• Data

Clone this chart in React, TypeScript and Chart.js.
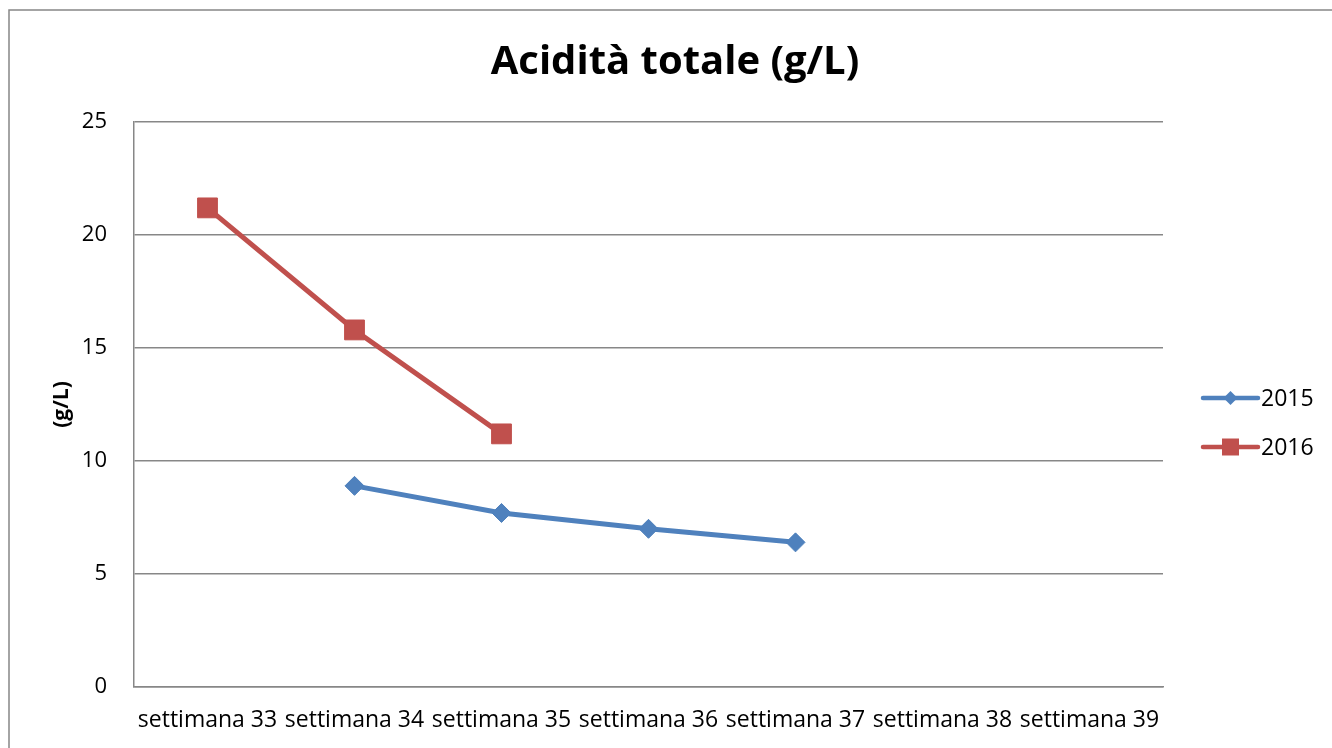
import React, { useEffect, useRef } from 'react';
import { Chart, registerables } from 'chart.js';

Chart.register(...registerables);

const categories = [
  'settimana 33',
  'settimana 34',
  'settimana 35',
  'settimana 36',
  'settimana 37',
  'settimana 38',
  'settimana 39',
];
const series2015 = [null, 8.9, 7.7, 7.0, 6.4, null, null];
const series2016 = [21.2, 15.8, 11.2, null, null, null, null];
const seriesLabels = ['2015', '2016'];
const yMin = 0;
const yMax = 25;
const yStep = 5;

const FONT = '"Open Sans", "Noto Sans", sans-serif';
const GRAY = '#878787';
const BLUE = '#4F81BD';
const RED = '#C0504D';

const frameAndLegend = {
  id: 'frameAndLegend',
  beforeDraw(chart: any) {
    const ctx = chart.ctx;
    ctx.save();
    ctx.fillStyle = '#ffffff';
    ctx.fillRect(0, 0, chart.width, chart.height);
    ctx.strokeStyle = GRAY;
    ctx.lineWidth = 1.5;
    ctx.strokeRect(9, 10, chart.width + 100, chart.height + 100);
    ctx.restore();
  },
  afterDraw(chart: any) {
    const ctx = chart.ctx;
    const area = chart.chartArea;
    const cy = (area.top + area.bottom) / 2;
    ctx.save();
    chart.data.datasets.forEach((ds: any, i: number) => {
      const y = cy - 6.5 + i * 49;
      const x0 = area.right + 40;
      const x1 = area.right + 95;
      const xm = (x0 + x1) / 2;
      ctx.strokeStyle = ds.borderColor;
      ctx.lineWidth = 4.5;
      ctx.lineCap = 'round';
      ctx.beginPath();
      ctx.moveTo(x0, y);
      ctx.lineTo(x1, y);
      ctx.stroke();
      ctx.fillStyle = ds.borderColor;
      ctx.beginPath();
      if (ds.pointStyle === 'rectRot') {
        const r = 7;
        ctx.moveTo(xm - r, y);
        ctx.lineTo(xm, y - r);
        ctx.lineTo(xm + r, y);
        ctx.lineTo(xm, y + r);
        ctx.closePath();
      } else {
        const s = 8.5;
        ctx.rect(xm - s, y - s, 2 * s, 2 * s);
      }
      ctx.fill();
      ctx.fillStyle = '#000';
      ctx.font = `23px ${FONT}`;
      ctx.textBaseline = 'middle';
      ctx.textAlign = 'left';
      ctx.fillText(ds.label, x1 + 3, y + 1);
    });
    ctx.restore();
  },
};

export default function App() {
  const ref = useRef<HTMLCanvasElement | null>(null);
  useEffect(() => {
    document.body.style.margin = '0';
    const canvas = ref.current;
    if (!canvas) return;
    const chart = new Chart(canvas, {
      type: 'line',
      data: {
        labels: categories,
        datasets: [
          {
            label: seriesLabels[0],
            data: series2015,
            borderColor: BLUE,
            backgroundColor: BLUE,
            borderWidth: 5,
            pointStyle: 'rectRot',
            pointRadius: 9.5,
            pointHoverRadius: 9.5,
            pointBorderWidth: 1,
            tension: 0,
            yAxisID: 'y',
          },
          {
            label: seriesLabels[1],
            data: series2016,
            borderColor: RED,
            backgroundColor: RED,
            borderWidth: 5,
            pointStyle: 'rect',
            pointRadius: 14,
            pointHoverRadius: 14,
            pointBorderWidth: 1,
            tension: 0,
            yAxisID: 'y',
          },
        ],
      },
      options: {
        responsive: false,
        animation: false,
        layout: { padding: { left: 18, right: 0, top: 0, bottom: 0 } },
        plugins: {
          legend: { display: false },
          tooltip: { enabled: false },
          title: {
            display: true,
            text: 'Acidità totale (g/L)',
            color: '#000',
            font: { family: FONT, size: 40, weight: 'bold' },
            padding: { top: 38.8, bottom: 35.2 },
          },
        },
        scales: {
          x: {
            type: 'category',
            offset: true,
            grid: { display: false, drawTicks: false },
            border: { display: true, color: GRAY, width: 1.5 },
            ticks: {
              color: '#000',
              font: { family: FONT, size: 23 },
              maxRotation: 0,
              minRotation: 0,
              autoSkip: false,
              padding: 20,
            },
            afterFit(scale: any) {
              scale.height = 61;
            },
          },
          y: {
            type: 'linear',
            position: 'left',
            min: yMin,
            max: yMax,
            ticks: {
              stepSize: yStep,
              color: '#000',
              font: { family: FONT, size: 22 },
              padding: 27,
            },
            grid: { color: GRAY, lineWidth: 1.5, drawTicks: false },
            border: { display: true, color: GRAY, width: 1.5 },
            title: {
              display: true,
              text: '(g/L)',
              color: '#000',
              font: { family: FONT, size: 21, weight: 'bold' },
              padding: { top: 31, bottom: 0 },
            },
            afterFit(scale: any) {
              scale.width = 116;
            },
          },
          legendSpace: {
            type: 'linear',
            position: 'right',
            display: true,
            grid: { display: false, drawTicks: false },
            border: { display: false },
            ticks: { display: false },
            afterFit(scale: any) {
              scale.width = 169;
            },
          },
        },
      } as any,
      plugins: [frameAndLegend],
    });
    return () => chart.destroy();
  }, []);
  return (
    <div style={{ width: 1332, height: 748 }}>
      <canvas ref={ref} width={1332} height={748} style={{ display: 'block' }} />
    </div>
  );
}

• Stated exercise
Leave the pictures out and reproduce exactly the lines from the top of the listing above through the line with "Chart.register(...registerables);".

• Final answer
Clone this chart in React, TypeScript and Chart.js.
import React, { useEffect, useRef } from 'react';
import { Chart, registerables } from 'chart.js';

Chart.register(...registerables);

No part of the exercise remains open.